■ Your task:
Retype these lines and no others: the line holding "Write a Python", the line holding "return fig.add_axes([x0 /", and all lines between them. Pictures stay out.
-- Start Dataset extract --
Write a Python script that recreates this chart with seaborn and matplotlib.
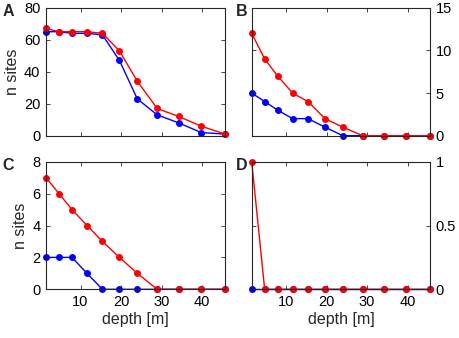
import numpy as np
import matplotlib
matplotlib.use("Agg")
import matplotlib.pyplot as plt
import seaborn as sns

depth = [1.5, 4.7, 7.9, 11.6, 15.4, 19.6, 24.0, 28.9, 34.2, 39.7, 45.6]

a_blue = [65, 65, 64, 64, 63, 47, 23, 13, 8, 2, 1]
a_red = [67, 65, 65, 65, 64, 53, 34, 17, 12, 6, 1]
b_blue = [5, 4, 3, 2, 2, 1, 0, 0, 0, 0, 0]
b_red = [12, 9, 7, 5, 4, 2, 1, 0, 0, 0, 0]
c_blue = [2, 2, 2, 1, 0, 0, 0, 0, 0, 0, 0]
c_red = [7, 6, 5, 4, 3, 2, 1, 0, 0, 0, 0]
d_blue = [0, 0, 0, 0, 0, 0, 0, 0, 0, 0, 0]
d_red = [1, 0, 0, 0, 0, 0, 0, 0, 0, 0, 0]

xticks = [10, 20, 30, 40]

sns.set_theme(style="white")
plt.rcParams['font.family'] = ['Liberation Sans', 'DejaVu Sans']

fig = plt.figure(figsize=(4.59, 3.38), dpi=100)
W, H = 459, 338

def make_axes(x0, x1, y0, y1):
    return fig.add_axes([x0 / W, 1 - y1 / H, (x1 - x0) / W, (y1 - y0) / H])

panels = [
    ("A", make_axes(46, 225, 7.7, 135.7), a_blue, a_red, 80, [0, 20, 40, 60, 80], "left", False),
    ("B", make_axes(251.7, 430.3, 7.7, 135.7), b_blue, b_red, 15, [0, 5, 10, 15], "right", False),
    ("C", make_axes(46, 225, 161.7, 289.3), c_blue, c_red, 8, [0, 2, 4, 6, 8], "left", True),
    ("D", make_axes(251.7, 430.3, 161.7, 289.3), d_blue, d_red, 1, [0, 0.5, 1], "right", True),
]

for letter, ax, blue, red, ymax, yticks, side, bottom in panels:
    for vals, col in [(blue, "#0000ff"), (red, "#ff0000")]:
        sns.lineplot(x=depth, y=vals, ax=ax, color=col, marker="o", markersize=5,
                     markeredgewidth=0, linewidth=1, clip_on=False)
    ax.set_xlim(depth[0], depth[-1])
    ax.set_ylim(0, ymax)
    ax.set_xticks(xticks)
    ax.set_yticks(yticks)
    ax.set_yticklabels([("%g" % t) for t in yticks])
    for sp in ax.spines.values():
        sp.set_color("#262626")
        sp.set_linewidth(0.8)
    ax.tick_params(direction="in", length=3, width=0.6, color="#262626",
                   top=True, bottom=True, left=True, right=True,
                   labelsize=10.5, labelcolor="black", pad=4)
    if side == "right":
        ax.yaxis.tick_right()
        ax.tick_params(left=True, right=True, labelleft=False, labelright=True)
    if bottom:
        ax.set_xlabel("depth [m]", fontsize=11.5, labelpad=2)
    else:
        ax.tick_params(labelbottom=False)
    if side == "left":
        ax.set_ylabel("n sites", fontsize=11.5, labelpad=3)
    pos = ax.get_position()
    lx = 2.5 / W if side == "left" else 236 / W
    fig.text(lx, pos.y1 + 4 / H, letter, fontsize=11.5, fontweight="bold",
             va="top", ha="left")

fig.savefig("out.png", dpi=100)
-- End Dataset extract --
-- Start Dataset extract --
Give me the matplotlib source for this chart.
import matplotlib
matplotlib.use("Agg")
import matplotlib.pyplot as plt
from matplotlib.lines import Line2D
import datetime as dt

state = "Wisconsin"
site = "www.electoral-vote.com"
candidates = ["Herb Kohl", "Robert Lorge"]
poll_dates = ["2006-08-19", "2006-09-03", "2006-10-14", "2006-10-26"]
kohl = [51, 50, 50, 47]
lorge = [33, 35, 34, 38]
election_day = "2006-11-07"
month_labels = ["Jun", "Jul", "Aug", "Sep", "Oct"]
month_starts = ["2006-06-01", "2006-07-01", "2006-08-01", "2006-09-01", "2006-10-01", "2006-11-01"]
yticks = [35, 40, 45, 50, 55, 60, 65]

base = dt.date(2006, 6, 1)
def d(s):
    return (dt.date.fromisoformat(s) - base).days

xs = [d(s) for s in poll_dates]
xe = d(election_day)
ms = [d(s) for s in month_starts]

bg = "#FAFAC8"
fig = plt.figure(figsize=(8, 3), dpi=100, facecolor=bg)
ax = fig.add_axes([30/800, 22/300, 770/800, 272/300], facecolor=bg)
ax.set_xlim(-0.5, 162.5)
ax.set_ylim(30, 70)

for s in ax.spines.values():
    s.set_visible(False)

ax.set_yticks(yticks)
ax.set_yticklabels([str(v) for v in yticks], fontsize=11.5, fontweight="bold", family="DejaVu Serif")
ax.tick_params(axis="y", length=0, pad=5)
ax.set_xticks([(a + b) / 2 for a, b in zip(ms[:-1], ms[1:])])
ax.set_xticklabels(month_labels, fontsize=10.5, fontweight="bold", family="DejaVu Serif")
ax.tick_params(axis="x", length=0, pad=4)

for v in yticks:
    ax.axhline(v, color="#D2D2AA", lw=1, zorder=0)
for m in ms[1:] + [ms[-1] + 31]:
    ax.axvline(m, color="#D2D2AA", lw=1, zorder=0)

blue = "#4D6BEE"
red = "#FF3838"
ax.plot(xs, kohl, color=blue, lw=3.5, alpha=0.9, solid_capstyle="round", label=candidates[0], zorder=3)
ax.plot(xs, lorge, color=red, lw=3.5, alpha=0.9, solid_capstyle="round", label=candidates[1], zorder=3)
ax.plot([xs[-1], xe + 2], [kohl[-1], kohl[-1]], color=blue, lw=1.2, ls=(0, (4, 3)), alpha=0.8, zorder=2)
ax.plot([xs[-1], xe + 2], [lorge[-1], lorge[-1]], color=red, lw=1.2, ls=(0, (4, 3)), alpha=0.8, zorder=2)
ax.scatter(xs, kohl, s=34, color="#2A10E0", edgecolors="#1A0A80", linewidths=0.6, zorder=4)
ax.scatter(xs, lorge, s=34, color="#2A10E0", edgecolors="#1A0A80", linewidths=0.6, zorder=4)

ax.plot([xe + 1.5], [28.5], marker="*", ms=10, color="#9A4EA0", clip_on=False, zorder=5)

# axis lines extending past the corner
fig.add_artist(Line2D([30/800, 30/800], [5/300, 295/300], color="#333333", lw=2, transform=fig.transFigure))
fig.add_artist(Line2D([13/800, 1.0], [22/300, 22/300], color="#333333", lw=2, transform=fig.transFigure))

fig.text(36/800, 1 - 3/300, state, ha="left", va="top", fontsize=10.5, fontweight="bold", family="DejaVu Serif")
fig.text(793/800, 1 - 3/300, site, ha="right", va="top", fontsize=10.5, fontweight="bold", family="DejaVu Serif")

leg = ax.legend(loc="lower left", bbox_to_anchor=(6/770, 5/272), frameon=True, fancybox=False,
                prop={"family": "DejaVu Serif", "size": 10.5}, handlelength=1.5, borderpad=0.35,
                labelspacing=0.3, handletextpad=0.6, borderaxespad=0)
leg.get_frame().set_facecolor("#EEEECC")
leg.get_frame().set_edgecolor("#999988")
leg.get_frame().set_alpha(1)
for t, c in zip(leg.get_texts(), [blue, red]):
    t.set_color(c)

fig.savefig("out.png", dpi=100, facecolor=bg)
-- End Dataset extract --
■ Written response:
Write a Python script that recreates this chart with seaborn and matplotlib.
import numpy as np
import matplotlib
matplotlib.use("Agg")
import matplotlib.pyplot as plt
import seaborn as sns

depth = [1.5, 4.7, 7.9, 11.6, 15.4, 19.6, 24.0, 28.9, 34.2, 39.7, 45.6]

a_blue = [65, 65, 64, 64, 63, 47, 23, 13, 8, 2, 1]
a_red = [67, 65, 65, 65, 64, 53, 34, 17, 12, 6, 1]
b_blue = [5, 4, 3, 2, 2, 1, 0, 0, 0, 0, 0]
b_red = [12, 9, 7, 5, 4, 2, 1, 0, 0, 0, 0]
c_blue = [2, 2, 2, 1, 0, 0, 0, 0, 0, 0, 0]
c_red = [7, 6, 5, 4, 3, 2, 1, 0, 0, 0, 0]
d_blue = [0, 0, 0, 0, 0, 0, 0, 0, 0, 0, 0]
d_red = [1, 0, 0, 0, 0, 0, 0, 0, 0, 0, 0]

xticks = [10, 20, 30, 40]

sns.set_theme(style="white")
plt.rcParams['font.family'] = ['Liberation Sans', 'DejaVu Sans']

fig = plt.figure(figsize=(4.59, 3.38), dpi=100)
W, H = 459, 338

def make_axes(x0, x1, y0, y1):
    return fig.add_axes([x0 / W, 1 - y1 / H, (x1 - x0) / W, (y1 - y0) / H])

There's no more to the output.